Guangzhou is at the center of a massive conurbation stretching out all the way to Shenzen, and to the other neighboring cities of Foshan, Dongguan, Zhongshan and several other neighboring provinces. This agglomeration is one of the largest of its kind on Earth, home to more than 100 million. City officials announced five new infections, two locals and three foreigners. With more than 270 confirmed cases, this well-connected and economically important province is behind only Hubei and Zhejiang in terms of number of cases.

Now that several countries have copies of the coronavirus genome, the race for a workable vaccine is intensifying. Russia joined that race on Wednesday after receiving a copy of the virus genome from China, Russian state media reported on Wednesday. The US said on Tuesday that it would take three months to start initial trials for a vaccine that it’s developing, and three further months to gather data.

In Hong Kong, infectious diseases expert Professor Yuen Kwok-yung said on Tuesday that the city’s researchers had stumbled on a vaccine, but that it would take months to test on animals and at least another year to conduct trials on humans before it could be confirmed ready for human use. Scientists in Melbourne said they grew the virus from a patient sample, which could prove a “game-changer” in combating the outbreak. It was the first time the virus had been grown in a cell culture outside China (here’s hoping it isn’t misused as a potential bioweapon).

After confirming the first case of human-to-human transmission in Japan, health officials in Tokyo have shared more information about the case with the press: The man did not travel to Wuhan but drove buses with tour groups from the city twice this month.
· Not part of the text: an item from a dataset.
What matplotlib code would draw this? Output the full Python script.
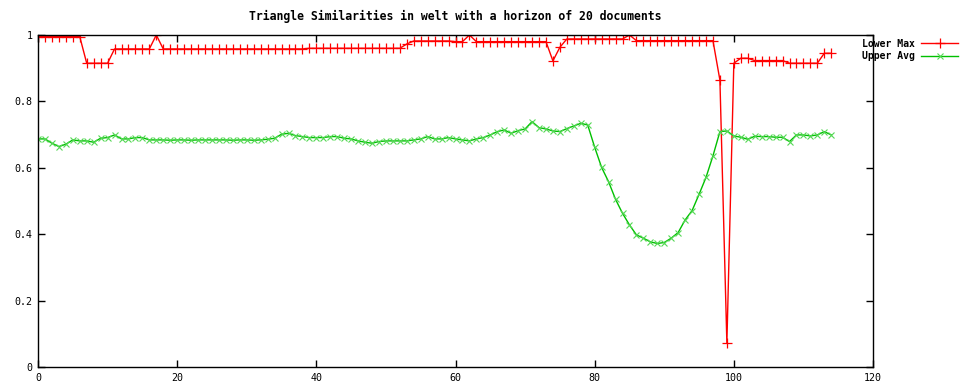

The man is in his 60s and lives in Nara Prefecture, according to the Japan Times.

Overnight, the first case of the virus in the Middle East have been confirmed in the United Arab Emirates, according to the country’s Ministry of Health and Community Protection. The 4 infected patients are members of a family that had traveled from Wuhan. In its statement, the health ministry reported the family as being in a stable condition under medical observation, according to CNBC.

As hysteria surrounding the outbreak grows, SCMP reports that resentment toward people from Wuhan is growing across China, as provincial authorities ramp up screenings of those from Wuhan, and citizens build unauthorized roadblocks to keep strangers out of their towns.

Meanwhile, President Xi said Wednesday that “preventing and containing the virus remains a severe and complex task,” a follow up to his claims that China would do whatever is necessary to contain the “demon” virus.

Could coronavirus be the recessionary catalyst that triggers a global economic downturn? RT’s Boom Bust investigates

CAP

While the markets have slightly rebounded after the shock of the coronavirus outbreak, the effects of the crisis could ripple across industries, ex-Fed insider Danielle DiMartino Booth believes.

After sliding to the lowest close in over a week on Friday over the spread of the deadly virus, US stocks rebounded slightly as the new trading week began, with the key Dow Jones Industrial Average index climbing over 200 points on Tuesday. However, the markets could still grossly underestimate the consequences of the outbreak and are just hinging on the Fed’s injections, says former Fed insider Danielle DiMartino Booth.

“The markets are woefully underestimating the important economic impact globally of what this [outbreak] means given that we started the year leaning on multinationals to charge out of the US earnings recession and leaning on Germany to come out of its own industrial recession. That’s not going to happen either,” she told RT’s Boom Bust.

Booth explained that the companies which were set to lead the US out of the earnings recession are highly dependent on revenues and profits from overseas. The coronavirus could easily impede this, but the markets may still “press towards all-time highs, because they’re saying this bad news is good enough that it’s going to actually cause [the] Fed’s liquidity injections to grow.”